#### [Job]
Locate every line that holds the string "matplotlib" and copy it.
****
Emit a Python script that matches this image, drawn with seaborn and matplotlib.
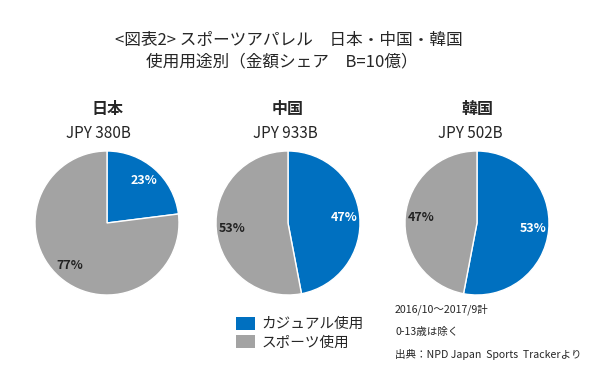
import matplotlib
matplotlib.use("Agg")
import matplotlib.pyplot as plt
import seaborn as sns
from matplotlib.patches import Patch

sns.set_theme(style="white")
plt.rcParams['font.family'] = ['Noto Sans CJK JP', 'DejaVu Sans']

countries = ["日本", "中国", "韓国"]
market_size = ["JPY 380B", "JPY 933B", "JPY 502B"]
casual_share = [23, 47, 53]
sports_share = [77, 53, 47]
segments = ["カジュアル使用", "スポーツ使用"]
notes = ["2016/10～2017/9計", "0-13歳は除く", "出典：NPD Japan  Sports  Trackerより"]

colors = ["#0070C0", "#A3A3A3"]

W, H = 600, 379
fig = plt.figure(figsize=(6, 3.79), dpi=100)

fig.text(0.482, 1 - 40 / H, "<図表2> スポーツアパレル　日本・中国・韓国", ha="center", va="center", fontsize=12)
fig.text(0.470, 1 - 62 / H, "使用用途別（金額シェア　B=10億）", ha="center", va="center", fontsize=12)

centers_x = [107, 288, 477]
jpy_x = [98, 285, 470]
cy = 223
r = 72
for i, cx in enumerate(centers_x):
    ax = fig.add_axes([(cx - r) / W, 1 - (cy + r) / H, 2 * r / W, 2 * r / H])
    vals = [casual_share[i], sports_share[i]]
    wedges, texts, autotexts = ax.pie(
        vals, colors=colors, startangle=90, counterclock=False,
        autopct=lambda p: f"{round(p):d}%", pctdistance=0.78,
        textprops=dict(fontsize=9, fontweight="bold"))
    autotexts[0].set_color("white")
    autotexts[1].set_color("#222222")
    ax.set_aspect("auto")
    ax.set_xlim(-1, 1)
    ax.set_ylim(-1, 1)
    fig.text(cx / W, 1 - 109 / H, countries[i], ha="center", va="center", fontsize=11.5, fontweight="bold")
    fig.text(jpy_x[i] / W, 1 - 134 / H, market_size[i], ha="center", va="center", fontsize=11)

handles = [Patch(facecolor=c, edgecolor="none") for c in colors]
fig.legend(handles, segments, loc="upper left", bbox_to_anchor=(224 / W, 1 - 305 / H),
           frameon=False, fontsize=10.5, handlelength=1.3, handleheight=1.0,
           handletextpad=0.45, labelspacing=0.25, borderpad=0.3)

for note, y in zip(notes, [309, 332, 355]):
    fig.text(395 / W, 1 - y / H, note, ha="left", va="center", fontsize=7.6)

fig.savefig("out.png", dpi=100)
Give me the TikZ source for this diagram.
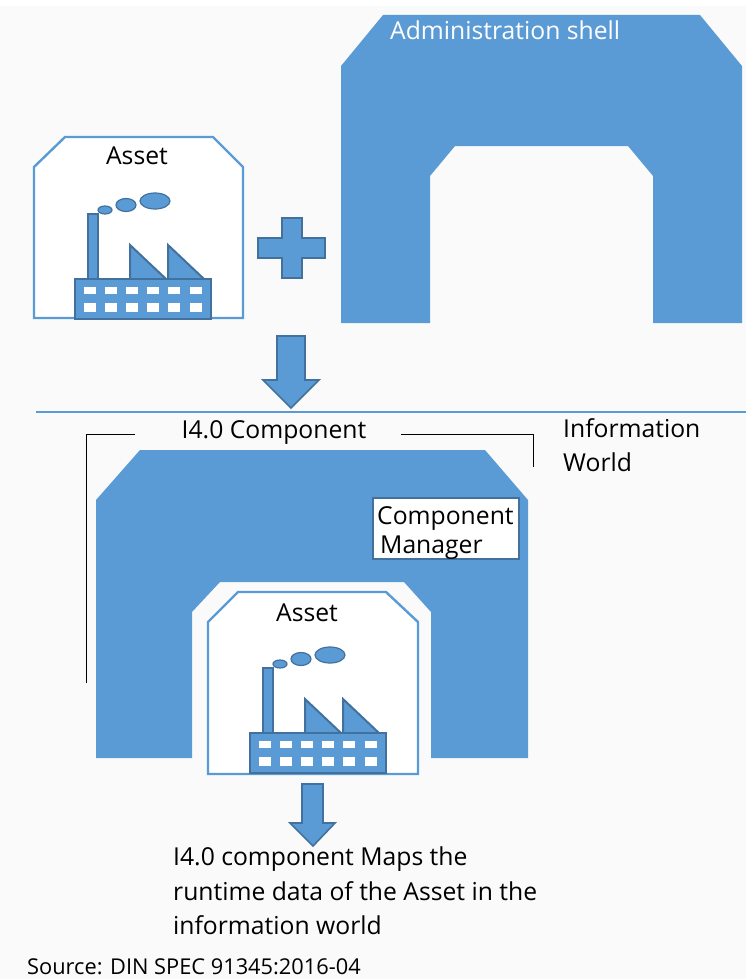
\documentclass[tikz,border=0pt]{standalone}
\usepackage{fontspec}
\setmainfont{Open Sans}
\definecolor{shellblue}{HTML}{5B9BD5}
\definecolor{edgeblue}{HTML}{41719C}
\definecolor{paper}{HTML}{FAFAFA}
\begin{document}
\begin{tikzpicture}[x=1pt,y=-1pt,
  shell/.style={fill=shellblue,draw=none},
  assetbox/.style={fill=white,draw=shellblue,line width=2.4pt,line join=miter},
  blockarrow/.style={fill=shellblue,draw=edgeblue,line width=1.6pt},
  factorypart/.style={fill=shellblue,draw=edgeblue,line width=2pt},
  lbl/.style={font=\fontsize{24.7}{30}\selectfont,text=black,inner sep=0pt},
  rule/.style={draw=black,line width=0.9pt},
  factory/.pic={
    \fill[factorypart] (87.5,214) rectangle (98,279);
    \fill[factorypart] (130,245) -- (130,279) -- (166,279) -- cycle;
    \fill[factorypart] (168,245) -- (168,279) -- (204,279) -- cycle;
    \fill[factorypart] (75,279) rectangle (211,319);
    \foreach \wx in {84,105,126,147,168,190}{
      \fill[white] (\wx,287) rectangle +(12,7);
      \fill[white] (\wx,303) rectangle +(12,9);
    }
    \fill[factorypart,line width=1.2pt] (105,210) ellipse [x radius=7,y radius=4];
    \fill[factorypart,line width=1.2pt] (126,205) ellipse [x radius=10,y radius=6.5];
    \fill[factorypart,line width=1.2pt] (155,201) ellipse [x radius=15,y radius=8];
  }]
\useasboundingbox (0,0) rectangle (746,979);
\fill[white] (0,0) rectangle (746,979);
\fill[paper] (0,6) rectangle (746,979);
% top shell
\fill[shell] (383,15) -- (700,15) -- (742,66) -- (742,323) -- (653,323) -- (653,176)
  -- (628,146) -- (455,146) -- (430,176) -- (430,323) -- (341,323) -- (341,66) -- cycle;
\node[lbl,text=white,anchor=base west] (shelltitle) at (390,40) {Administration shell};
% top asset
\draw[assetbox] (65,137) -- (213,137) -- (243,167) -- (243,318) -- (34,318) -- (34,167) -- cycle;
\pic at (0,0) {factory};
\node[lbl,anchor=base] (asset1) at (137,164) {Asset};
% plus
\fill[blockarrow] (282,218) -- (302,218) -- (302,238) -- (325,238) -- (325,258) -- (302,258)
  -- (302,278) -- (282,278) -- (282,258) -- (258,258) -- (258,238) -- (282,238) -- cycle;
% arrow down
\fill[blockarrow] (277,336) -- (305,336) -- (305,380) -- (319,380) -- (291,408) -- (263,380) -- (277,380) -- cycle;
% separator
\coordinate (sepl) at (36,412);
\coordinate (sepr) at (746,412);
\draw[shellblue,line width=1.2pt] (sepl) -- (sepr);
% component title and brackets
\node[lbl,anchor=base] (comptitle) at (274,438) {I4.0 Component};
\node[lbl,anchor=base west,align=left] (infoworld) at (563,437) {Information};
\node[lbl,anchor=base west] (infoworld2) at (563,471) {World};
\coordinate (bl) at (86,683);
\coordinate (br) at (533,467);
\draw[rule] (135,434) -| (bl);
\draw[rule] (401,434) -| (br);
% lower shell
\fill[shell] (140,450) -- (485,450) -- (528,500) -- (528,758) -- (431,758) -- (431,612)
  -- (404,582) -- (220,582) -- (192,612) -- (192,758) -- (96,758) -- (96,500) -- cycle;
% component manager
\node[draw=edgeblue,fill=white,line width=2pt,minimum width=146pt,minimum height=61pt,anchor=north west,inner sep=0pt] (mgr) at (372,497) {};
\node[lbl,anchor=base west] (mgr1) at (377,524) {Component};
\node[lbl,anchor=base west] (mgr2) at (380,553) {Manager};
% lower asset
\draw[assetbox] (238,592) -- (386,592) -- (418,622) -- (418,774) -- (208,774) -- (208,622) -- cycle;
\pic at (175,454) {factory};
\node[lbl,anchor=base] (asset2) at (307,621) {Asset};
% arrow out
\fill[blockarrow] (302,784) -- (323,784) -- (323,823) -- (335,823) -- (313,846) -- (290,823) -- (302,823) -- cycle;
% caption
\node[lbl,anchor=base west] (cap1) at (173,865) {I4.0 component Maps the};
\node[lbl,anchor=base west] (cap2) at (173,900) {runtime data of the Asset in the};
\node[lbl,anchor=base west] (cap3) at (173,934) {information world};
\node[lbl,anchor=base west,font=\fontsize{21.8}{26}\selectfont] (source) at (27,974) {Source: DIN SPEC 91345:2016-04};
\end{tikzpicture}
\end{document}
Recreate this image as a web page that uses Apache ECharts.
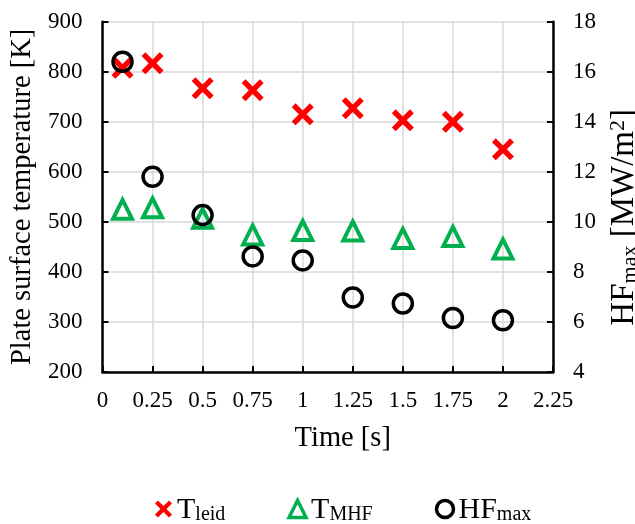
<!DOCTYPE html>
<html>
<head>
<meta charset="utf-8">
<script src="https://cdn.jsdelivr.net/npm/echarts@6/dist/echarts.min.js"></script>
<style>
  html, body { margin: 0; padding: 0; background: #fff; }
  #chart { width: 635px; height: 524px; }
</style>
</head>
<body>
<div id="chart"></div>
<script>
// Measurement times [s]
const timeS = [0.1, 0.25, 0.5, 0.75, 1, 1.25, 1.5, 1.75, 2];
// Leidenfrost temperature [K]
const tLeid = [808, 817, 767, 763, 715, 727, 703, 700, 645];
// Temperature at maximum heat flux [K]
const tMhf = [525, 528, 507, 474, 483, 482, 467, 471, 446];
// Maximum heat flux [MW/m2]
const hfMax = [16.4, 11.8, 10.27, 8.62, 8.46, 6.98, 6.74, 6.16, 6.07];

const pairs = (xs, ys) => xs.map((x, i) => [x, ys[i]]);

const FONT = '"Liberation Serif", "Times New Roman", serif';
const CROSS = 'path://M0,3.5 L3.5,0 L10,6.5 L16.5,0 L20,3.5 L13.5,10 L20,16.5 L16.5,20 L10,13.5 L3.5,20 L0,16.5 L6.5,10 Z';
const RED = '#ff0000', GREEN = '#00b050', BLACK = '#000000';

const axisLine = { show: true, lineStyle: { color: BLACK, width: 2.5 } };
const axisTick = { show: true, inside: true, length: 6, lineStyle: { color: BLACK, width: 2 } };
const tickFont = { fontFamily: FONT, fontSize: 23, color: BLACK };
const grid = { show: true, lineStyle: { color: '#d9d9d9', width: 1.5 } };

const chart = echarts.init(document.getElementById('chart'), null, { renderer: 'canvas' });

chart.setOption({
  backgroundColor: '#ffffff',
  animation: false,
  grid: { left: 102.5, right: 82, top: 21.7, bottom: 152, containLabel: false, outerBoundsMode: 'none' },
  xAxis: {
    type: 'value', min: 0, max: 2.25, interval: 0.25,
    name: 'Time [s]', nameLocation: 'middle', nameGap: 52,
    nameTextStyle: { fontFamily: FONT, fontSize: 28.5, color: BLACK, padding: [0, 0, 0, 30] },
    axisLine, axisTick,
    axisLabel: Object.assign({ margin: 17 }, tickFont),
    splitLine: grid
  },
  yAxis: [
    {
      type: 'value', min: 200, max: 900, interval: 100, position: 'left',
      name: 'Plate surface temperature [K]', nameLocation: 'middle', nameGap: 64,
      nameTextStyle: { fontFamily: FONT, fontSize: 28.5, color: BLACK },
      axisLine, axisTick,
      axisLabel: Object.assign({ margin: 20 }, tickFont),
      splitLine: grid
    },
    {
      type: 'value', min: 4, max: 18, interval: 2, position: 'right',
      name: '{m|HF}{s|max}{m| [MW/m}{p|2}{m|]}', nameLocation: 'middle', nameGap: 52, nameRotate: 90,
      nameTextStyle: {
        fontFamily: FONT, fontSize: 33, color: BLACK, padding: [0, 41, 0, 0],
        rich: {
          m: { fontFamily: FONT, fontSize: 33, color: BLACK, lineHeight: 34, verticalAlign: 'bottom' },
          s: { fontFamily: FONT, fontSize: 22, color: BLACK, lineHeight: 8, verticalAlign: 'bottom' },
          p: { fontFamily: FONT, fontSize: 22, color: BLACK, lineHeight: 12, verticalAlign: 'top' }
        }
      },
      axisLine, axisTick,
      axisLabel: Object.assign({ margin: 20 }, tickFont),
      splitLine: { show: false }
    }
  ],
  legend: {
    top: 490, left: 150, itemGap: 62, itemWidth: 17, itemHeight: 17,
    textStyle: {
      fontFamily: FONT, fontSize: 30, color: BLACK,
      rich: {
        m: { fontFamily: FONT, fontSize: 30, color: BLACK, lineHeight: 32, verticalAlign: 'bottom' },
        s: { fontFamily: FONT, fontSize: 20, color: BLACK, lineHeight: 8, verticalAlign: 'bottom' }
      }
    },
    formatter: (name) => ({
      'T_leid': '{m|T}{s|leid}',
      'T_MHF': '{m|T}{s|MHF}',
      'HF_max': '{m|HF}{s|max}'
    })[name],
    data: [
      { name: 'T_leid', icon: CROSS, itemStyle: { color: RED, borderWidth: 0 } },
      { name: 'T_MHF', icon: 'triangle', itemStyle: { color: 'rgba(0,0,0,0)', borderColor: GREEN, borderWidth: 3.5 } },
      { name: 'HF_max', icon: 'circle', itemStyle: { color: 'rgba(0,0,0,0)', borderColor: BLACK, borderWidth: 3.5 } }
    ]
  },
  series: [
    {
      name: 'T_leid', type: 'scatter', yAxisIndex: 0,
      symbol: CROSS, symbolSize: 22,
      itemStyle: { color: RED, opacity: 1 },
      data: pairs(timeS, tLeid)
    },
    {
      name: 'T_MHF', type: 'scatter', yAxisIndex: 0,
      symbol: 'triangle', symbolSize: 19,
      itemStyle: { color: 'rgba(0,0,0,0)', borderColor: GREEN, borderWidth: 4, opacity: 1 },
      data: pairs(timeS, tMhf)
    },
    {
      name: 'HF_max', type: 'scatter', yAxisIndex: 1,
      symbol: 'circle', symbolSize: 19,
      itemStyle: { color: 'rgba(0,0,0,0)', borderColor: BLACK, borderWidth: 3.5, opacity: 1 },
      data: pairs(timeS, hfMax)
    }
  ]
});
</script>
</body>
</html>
****
#### [Solution to the problem]
Emit a Python script that matches this image, drawn with seaborn and matplotlib.
import matplotlib
matplotlib.use("Agg")
import matplotlib.pyplot as plt
from matplotlib.patches import Patch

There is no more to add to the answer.